Snowmaking Energy Index

Why SEI?
Maximizing snow production while minimizing expenses is critical to a ski resorts bottom line. More than any other department, snowmaking spends the most money in the shortest time period. Optimization of the snow production process is essential for accountability of the process. To effectively accomplish this requires information management tools. They are obtained from an operational metric call SEI.

What is SEI?
The Snowmaking Energy Index is a performance measurement metric for the entire snowmaking process. The variables of energy use and water flow (snow) are compared to wet bulb temperature. This calculation results in an energy index value for every operating temperature per 1,000 gallons of water flow (kWh/KGal). The common range for SEI is 20-100, colder to warmer.
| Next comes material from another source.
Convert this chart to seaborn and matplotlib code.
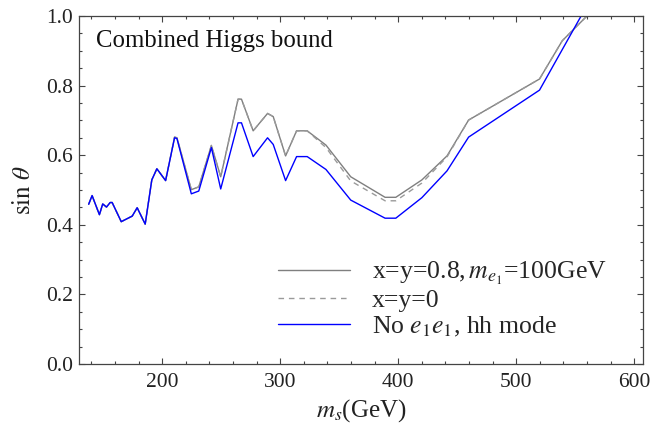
import numpy as np
import pandas as pd
import matplotlib
matplotlib.use("Agg")
import matplotlib.pyplot as plt
import seaborn as sns
from matplotlib.ticker import MultipleLocator, FormatStrFormatter

# ---- data ----
mass_blue = [137.7, 140.6, 146.8, 149.6, 152.8, 155.9, 157.6, 165.3, 174.6, 178.8,
             185.6, 191.2, 195.5, 202.9, 210.5, 212.5, 224.7, 231.0, 241.7, 249.6,
             264.3, 267.2, 277.1, 289.3, 294.1, 304.6, 313.9, 322.9, 338.8, 359.8,
             388.9, 398.0, 420.1, 441.4, 459.7, 519.8, 560.0]
sin_blue = [0.459, 0.484, 0.429, 0.460, 0.451, 0.464, 0.464, 0.409, 0.425, 0.449,
            0.402, 0.529, 0.561, 0.527, 0.650, 0.648, 0.489, 0.497, 0.622, 0.503,
            0.693, 0.693, 0.596, 0.650, 0.631, 0.527, 0.596, 0.596, 0.559, 0.471,
            0.419, 0.419, 0.478, 0.555, 0.652, 0.787, 1.030]

mass_gray = [137.7, 140.6, 146.8, 149.6, 152.8, 155.9, 157.6, 165.3, 174.6, 178.8,
             185.6, 191.2, 195.5, 202.9, 210.5, 212.5, 224.7, 231.0, 241.7, 249.6,
             264.3, 267.2, 277.1, 289.3, 294.1, 304.6, 313.9, 322.9, 338.8, 359.8,
             388.9, 398.0, 420.1, 441.4, 459.7, 519.8, 539.1, 560.0]
sin_gray = [0.459, 0.484, 0.429, 0.460, 0.451, 0.464, 0.464, 0.409, 0.425, 0.449,
            0.402, 0.529, 0.561, 0.527, 0.652, 0.650, 0.501, 0.509, 0.628, 0.538,
            0.761, 0.761, 0.670, 0.720, 0.711, 0.598, 0.670, 0.670, 0.629, 0.538,
            0.479, 0.479, 0.529, 0.598, 0.701, 0.819, 0.929, 1.000]
sin_dash = [0.459, 0.484, 0.429, 0.460, 0.451, 0.464, 0.464, 0.409, 0.425, 0.449,
            0.402, 0.529, 0.561, 0.527, 0.652, 0.650, 0.501, 0.509, 0.628, 0.538,
            0.761, 0.761, 0.670, 0.720, 0.711, 0.598, 0.670, 0.670, 0.622, 0.526,
            0.469, 0.469, 0.520, 0.595, 0.701, 0.819, 0.929, 1.000]

labels = [r"x=y=0.8,$\,m_{e_1}$=100GeV", "x=y=0", r"No $e_1e_1$, hh mode"]

# ---- style ----
sns.set_theme(style="ticks")
plt.rcParams["font.family"] = ["Liberation Serif", "DejaVu Serif"]
plt.rcParams["mathtext.fontset"] = "stix"

fig = plt.figure(figsize=(6.62, 4.28), dpi=100)
ax = fig.add_axes([79 / 662, 1 - 364 / 428, (643 - 79) / 662, (364 - 16) / 428])

sns.lineplot(x=mass_gray, y=sin_gray, ax=ax, color="#7f7f7f", lw=1.0,
             estimator=None, sort=False, label=labels[0])
sns.lineplot(x=mass_gray, y=sin_dash, ax=ax, color="#9a9a9a", lw=1.0,
             estimator=None, sort=False, label=labels[1])
ax.lines[-1].set_dashes((4, 3.5))
sns.lineplot(x=mass_blue, y=sin_blue, ax=ax, color="#0000ff", lw=1.0,
             estimator=None, sort=False, label=labels[2])

ax.set_xlim(129.5, 607.5)
ax.set_ylim(0, 1)
ax.xaxis.set_major_locator(MultipleLocator(100))
ax.xaxis.set_minor_locator(MultipleLocator(20))
ax.yaxis.set_major_locator(MultipleLocator(0.2))
ax.yaxis.set_minor_locator(MultipleLocator(0.05))
ax.yaxis.set_major_formatter(FormatStrFormatter("%.1f"))

edge = "#444444"
for s in ax.spines.values():
    s.set_color(edge)
    s.set_linewidth(0.9)
ax.tick_params(which="both", direction="in", top=True, right=True,
               color=edge, width=0.8, labelcolor="#222222", labelsize=15.5)
ax.tick_params(which="major", length=4.5)
ax.tick_params(which="minor", length=2.3)
ax.tick_params(axis="x", pad=6.5)
ax.tick_params(axis="y", pad=4.5)

ax.set_xlabel(r"$m_s$(GeV)", fontsize=18, color="#222222", labelpad=4)
ax.set_ylabel(r"$\sin\,\theta$", fontsize=18, color="#222222", labelpad=8)

ax.text(0.03, 0.91, "Combined Higgs bound", transform=ax.transAxes,
        fontsize=17.8, color="#111111", va="baseline", ha="left")

leg = ax.legend(loc="upper left", bbox_to_anchor=(0.353, 0.30), frameon=False,
                fontsize=18.5, handlelength=2.8, handletextpad=0.85,
                labelspacing=0.1, borderpad=0, borderaxespad=0)

fig.savefig("out.png", dpi=100)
The benchmark or target SEI is calculated from a resort-specific database. Once established, the actual or operating SEI is compared to the target SEI, at the same temperature. Any variance indicates something in the snow production process has changed. The problem and energy waste is identified; and corrections are made. SEI variance is measured with performance margins and are shown in the SEI Example. The KPI is also included in our Daily Snowmaking Report

This knowledge empowers managers to optimize production during the process, instead of at months or seasons end, when the opportunity to correct inefficiency is gone – and the money has been spent. In-season actions result with improved SEI, which is more snow for per kilowatt of energy. The graph on page 3 of the Daily Snowmaking Report provides mangers with a quick and easy reference to snowmaking performance.

Note: The SEI is based on temperature correlation – and not last years outputs or allocated funds. This is a significant difference between this management tool and conventional snowmaking management.